Tax advantage refers to the economic bonus which applies to certain accounts or investments that are, by statute, tax-reduced, tax-deferred, or tax-free. The most obvious examples are Retirement plans, but investments in many state or municipalbonds can also be exempt from certain taxes. Governments establish the tax advantaged status of these investments to encourage private individuals to contribute money when it is considered to be in the public interest.
In many countries, the average age of the population is increasing. This can put pressure on pension schemes. For example, where benefits are funded on a pay-as-you-go basis, the benefits paid to those receiving a pension come directly from the contributions of those of working age. If the proportion of pensioners to working-age people rises, the contributions needed from working people will also rise proportionately. (In the U.S., the rapid onset of Baby Boomer retirement is currently causing such a problem.)

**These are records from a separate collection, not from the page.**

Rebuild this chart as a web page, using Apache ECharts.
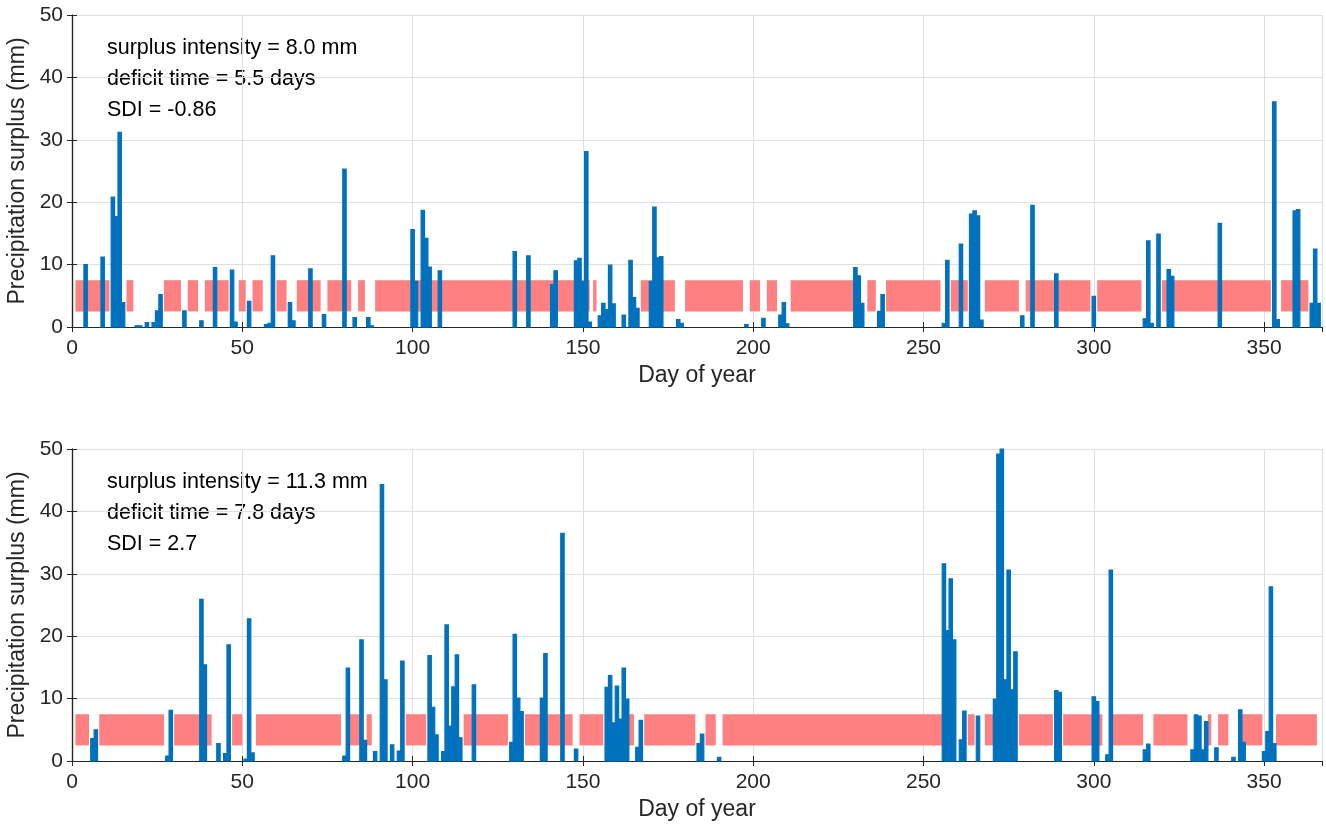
<!DOCTYPE html>
<html>
<head>
<meta charset="utf-8">
<script src="https://cdn.jsdelivr.net/npm/echarts@6/dist/echarts.min.js"></script>
<style>
  html, body { margin: 0; padding: 0; background: #fff; }
  #chart { width: 1326px; height: 827px; }
</style>
</head>
<body>
<div id="chart"></div>
<script>
// ---- top panel: daily surplus (day, mm) ----
var days1 = [4, 9, 12, 13, 14, 15, 19, 20, 22, 24, 25, 26, 33, 38, 42, 47, 48, 52, 57, 58, 59, 64, 65, 70, 74,
  80, 83, 87, 88, 100, 101, 103, 104, 105, 108, 130, 134, 141, 142, 148, 149, 150, 151, 152, 155, 156, 157, 158,
  159, 162, 164, 165, 166, 170, 171, 172, 173, 178, 179, 198, 203, 208, 209, 210, 230, 231, 232, 237, 238, 256,
  257, 261, 264, 265, 266, 267, 279, 282, 289, 300, 315, 316, 317, 319, 322, 323, 337, 353, 354, 359, 360, 364,
  365, 366];
var surplus1 = [10.0, 11.2, 20.8, 17.7, 31.2, 3.9, 0.2, 0.2, 0.7, 0.7, 2.6, 5.2, 2.6, 1.0, 9.5, 9.1, 0.8, 4.1, 0.4,
  0.6, 11.4, 3.9, 1.0, 9.3, 2.0, 25.3, 1.5, 1.5, 0.2, 15.6, 7.3, 18.7, 14.2, 9.6, 9.0, 12.1, 11.4, 6.8, 9.0, 10.6,
  11.0, 7.3, 28.1, 0.8, 1.8, 3.8, 2.8, 9.9, 3.7, 1.9, 10.7, 4.7, 3.0, 7.3, 19.2, 11.1, 11.3, 1.2, 0.6, 0.4, 1.4,
  1.9, 3.9, 0.5, 9.5, 8.2, 3.8, 2.5, 5.2, 0.6, 10.7, 13.3, 18.1, 18.6, 17.8, 1.1, 1.8, 19.5, 8.5, 4.9, 1.3, 13.8,
  0.6, 14.9, 9.2, 8.1, 16.6, 36.1, 1.2, 18.6, 18.8, 3.8, 12.5, 3.8];
// deficit periods (start day, end day)
var deficitStart1 = [1, 16, 27, 34, 39, 49, 53, 60, 66, 75, 84, 89, 153, 167, 180, 199, 204, 211, 233.5, 239, 258,
  268, 280, 301, 320, 355];
var deficitEnd1 = [11, 18, 32, 37, 46, 51, 56, 63, 73, 82, 86, 152, 154, 177, 197, 202, 207, 230, 236, 255, 263,
  278, 299, 314, 352, 363];
var notes1 = ['surplus intensity = 8.0 mm', 'deficit time = 5.5 days', 'SDI = -0.86'];

// ---- bottom panel ----
var days2 = [6, 7, 28, 29, 38, 39, 43, 45, 46, 51, 52, 53, 80, 81, 85, 86, 89, 91, 92, 94, 96, 97, 105, 106, 107,
  109, 110, 111, 112, 113, 114, 118, 129, 130, 131, 132, 138, 139, 144, 148, 157, 158, 159, 160, 161, 162, 163,
  166, 167, 184, 185, 190, 256, 257, 258, 259, 261, 262, 266, 271, 272, 273, 274, 275, 276, 277, 289, 290, 300,
  301, 304, 305, 315, 316, 329, 330, 331, 332, 333, 336, 341, 343, 344, 350, 351, 352, 353];
var surplus2 = [3.6, 5.0, 0.8, 8.1, 25.9, 15.4, 2.8, 1.2, 18.6, 0.3, 22.8, 1.3, 0.8, 14.9, 19.4, 3.3, 1.5, 44.3,
  13.0, 2.6, 1.6, 16.0, 16.9, 8.6, 4.2, 1.5, 21.8, 5.6, 11.9, 17.0, 3.7, 12.2, 3.0, 20.3, 10.1, 7.9, 10.1, 17.2,
  36.5, 1.9, 11.8, 13.7, 6.1, 12.0, 6.7, 14.9, 9.9, 2.2, 6.5, 2.8, 4.3, 0.6, 31.6, 20.9, 29.2, 19.4, 3.4, 8.0, 7.2,
  9.9, 49.2, 50.0, 13.0, 30.6, 11.4, 17.5, 11.3, 11.0, 10.3, 9.5, 1.0, 30.6, 1.8, 2.7, 1.8, 7.4, 7.2, 1.8, 6.3,
  2.1, 0.6, 8.2, 3.0, 1.5, 4.7, 27.9, 2.8];
var deficitStart2 = [1, 8, 30, 47, 54, 81.5, 86.5, 98, 115, 133, 149, 163.5, 168, 186, 191, 263, 268, 278, 291,
  305.5, 317.5, 333.5, 336.5, 343.5, 353.5];
var deficitEnd2 = [5, 27, 41, 50, 79, 85, 88, 104, 128, 147, 156, 165, 183, 189, 255.5, 265, 271, 288, 302.5,
  314.5, 327.5, 334.5, 339.5, 349.5, 365.5];
var notes2 = ['surplus intensity = 11.3 mm', 'deficit time = 7.8 days', 'SDI = 2.7'];

var BAND_LOW = 2.5, BAND_HIGH = 7.5;
var FONT = 'Liberation Sans, Helvetica, Arial, sans-serif';
var INK = '#262626';

function zip(a, b) {
    var out = [];
    for (var i = 0; i < a.length; i++) out.push([a[i], b[i]]);
    return out;
}

function renderBar(params, api) {
    var d = api.value(0), v = api.value(1);
    var p0 = api.coord([d - 0.5, v]);
    var p1 = api.coord([d + 0.5, 0]);
    return {
        type: 'rect',
        shape: { x: p0[0], y: p0[1], width: p1[0] - p0[0], height: p1[1] - p0[1] },
        style: { fill: '#0072BD', stroke: '#0072BD', lineWidth: 1.2 }
    };
}

function renderBand(params, api) {
    var p0 = api.coord([api.value(0), BAND_HIGH]);
    var p1 = api.coord([api.value(1), BAND_LOW]);
    return {
        type: 'rect',
        shape: { x: p0[0], y: p0[1], width: p1[0] - p0[0], height: p1[1] - p0[1] },
        style: { fill: '#FF8080' }
    };
}

var grids = [
    { left: 72, top: 15, width: 1250, height: 312, outerBoundsMode: 'none' },
    { left: 72, top: 449, width: 1250, height: 312, outerBoundsMode: 'none' }
];

var xAxes = [], yAxes = [], series = [], graphic = [];

function addPanel(g, days, vals, dStart, dEnd, notes) {
    var tick = { show: true, inside: true, length: 5, lineStyle: { color: INK, width: 1 } };
    var line = { show: true, lineStyle: { color: INK, width: 1.2 } };
    xAxes.push({
        type: 'value', gridIndex: g, min: 0, max: 367, interval: 50, position: 'bottom',
        axisLine: line, axisTick: tick,
        axisLabel: {
            color: INK, fontSize: 21, fontFamily: FONT, margin: 11, showMaxLabel: false,
            formatter: function (v) { return v % 50 === 0 ? String(v) : ''; }
        },
        splitLine: { show: true, lineStyle: { color: '#dfdfdf', width: 1 } },
        name: 'Day of year', nameLocation: 'middle', nameGap: 37,
        nameTextStyle: { color: INK, fontSize: 23, fontFamily: FONT }
    });
    xAxes.push({
        type: 'value', gridIndex: g, min: 0, max: 367, interval: 50, position: 'top',
        axisLine: line, axisTick: tick, axisLabel: { show: false }, splitLine: { show: false }
    });
    yAxes.push({
        type: 'value', gridIndex: g, min: 0, max: 50, interval: 10, position: 'left',
        axisLine: line, axisTick: tick,
        axisLabel: { color: INK, fontSize: 21, fontFamily: FONT, margin: 9 },
        splitLine: { show: true, lineStyle: { color: '#dfdfdf', width: 1 } },
        name: 'Precipitation surplus (mm)', nameLocation: 'middle', nameGap: 35,
        nameTextStyle: { color: INK, fontSize: 23, fontFamily: FONT }
    });
    yAxes.push({
        type: 'value', gridIndex: g, min: 0, max: 50, interval: 10, position: 'right',
        axisLine: line, axisTick: tick, axisLabel: { show: false }, splitLine: { show: false }
    });
    series.push({
        type: 'custom', xAxisIndex: 2 * g, yAxisIndex: 2 * g, renderItem: renderBand,
        data: zip(dStart, dEnd), silent: true, z: 1
    });
    series.push({
        type: 'custom', xAxisIndex: 2 * g, yAxisIndex: 2 * g, renderItem: renderBar,
        data: zip(days, vals), silent: true, z: 2
    });
    for (var i = 0; i < notes.length; i++) {
        graphic.push({
            type: 'text', x: 107, y: grids[g].top + 33 + i * 31,
            style: { text: notes[i], fill: '#000', fontSize: 21.5, fontFamily: FONT, verticalAlign: 'middle' }
        });
    }
}

addPanel(0, days1, surplus1, deficitStart1, deficitEnd1, notes1);
addPanel(1, days2, surplus2, deficitStart2, deficitEnd2, notes2);

var chart = echarts.init(document.getElementById('chart'), null, { renderer: 'canvas' });
chart.setOption({
    backgroundColor: '#fff',
    animation: false,
    grid: grids,
    xAxis: xAxes,
    yAxis: yAxes,
    series: series,
    graphic: graphic
});
</script>
</body>
</html>
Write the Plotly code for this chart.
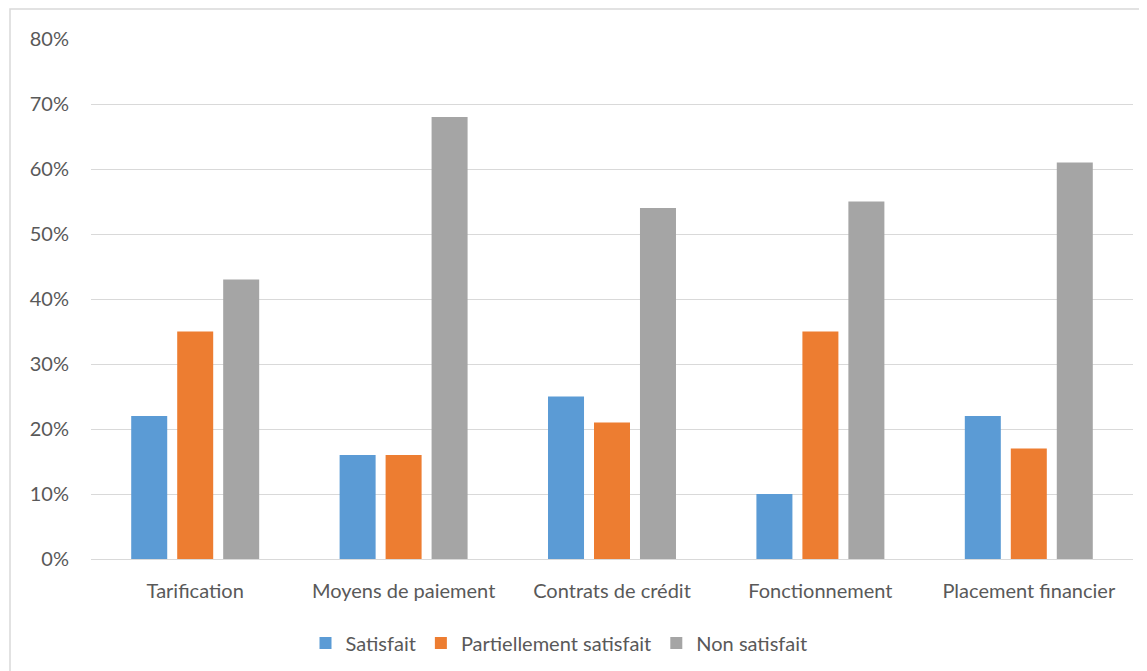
import plotly.graph_objects as go

categories = ["Tarification", "Moyens de paiement", "Contrats de crédit", "Fonctionnement", "Placement financier"]
satisfait = [0.22, 0.16, 0.25, 0.10, 0.22]
partiel = [0.35, 0.16, 0.21, 0.35, 0.17]
non_satisfait = [0.43, 0.68, 0.54, 0.55, 0.61]
series_names = ["Satisfait", "Partiellement satisfait", "Non satisfait"]
colors = ["#5B9BD5", "#ED7D31", "#A5A5A5"]
y_ticks = [0, 0.1, 0.2, 0.3, 0.4, 0.5, 0.6, 0.7, 0.8]

# page has an 8px body margin, so offsets are relative to (8, 8)
OFF = 8
W, H = 1147, 671
ml, mt = 91 - OFF, 39 - OFF
pw, ph = 1042, 520
mr = W - ml - pw
mb = H - mt - ph

fig = go.Figure()
for name, vals, c in zip(series_names, [satisfait, partiel, non_satisfait], colors):
    fig.add_trace(go.Bar(x=categories, y=vals, name=name, marker_color=c, marker_line_width=0))

font = dict(family="Lato, Open Sans, sans-serif", size=20, color="#595959")

# outer chart border (viewport x=10, y=9)
fig.add_shape(type="rect", xref="paper", yref="paper",
              x0=(10 - OFF - ml) / pw, x1=(W + 40 - ml) / pw,
              y0=-0.5, y1=(mt + ph - (9 - OFF)) / ph,
              line=dict(color="#D9D9D9", width=1.5), fillcolor="rgba(0,0,0,0)", layer="below")

fig.update_layout(
    width=W, height=H,
    margin=dict(l=ml, r=mr, t=mt, b=mb, autoexpand=False),
    paper_bgcolor="white", plot_bgcolor="white",
    barmode="group", bargap=0.338, bargroupgap=0.217,
    font=font,
    showlegend=True,
    legend=dict(orientation="h", x=(559 - 91) / pw, xanchor="center", y=-(643 - 559) / ph, yanchor="middle",
                font=font, itemwidth=30, traceorder="normal"),
    xaxis=dict(showgrid=False, showline=True, linecolor="#D9D9D9", linewidth=1,
               ticks="", tickfont=font, ticklabelstandoff=14),
    yaxis=dict(range=[0, 0.8], tickvals=y_ticks, tickformat=".0%", showgrid=True,
               gridcolor="#D9D9D9", gridwidth=1, zeroline=False, showline=False,
               ticks="", tickfont=font, ticklabelstandoff=21),
)

fig.write_html("out.html")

In order to reduce the burden on such schemes, many governments give privately funded retirement plans a tax advantaged status in order to encourage more people to contribute to such arrangements. Governments often exclude such contributions from an employee's taxable income, while allowing employers to receive tax deductions for contributions to plan funds. Investment earnings in pension funds are almost universally excluded from income tax while accumulating, prior to payment. Payments to retirees and their beneficiaries also sometimes receive favorable tax treatment. In return for a pension scheme's tax advantaged status, governments typically enact restrictions to discourage access to a pension fund's assets before retirement.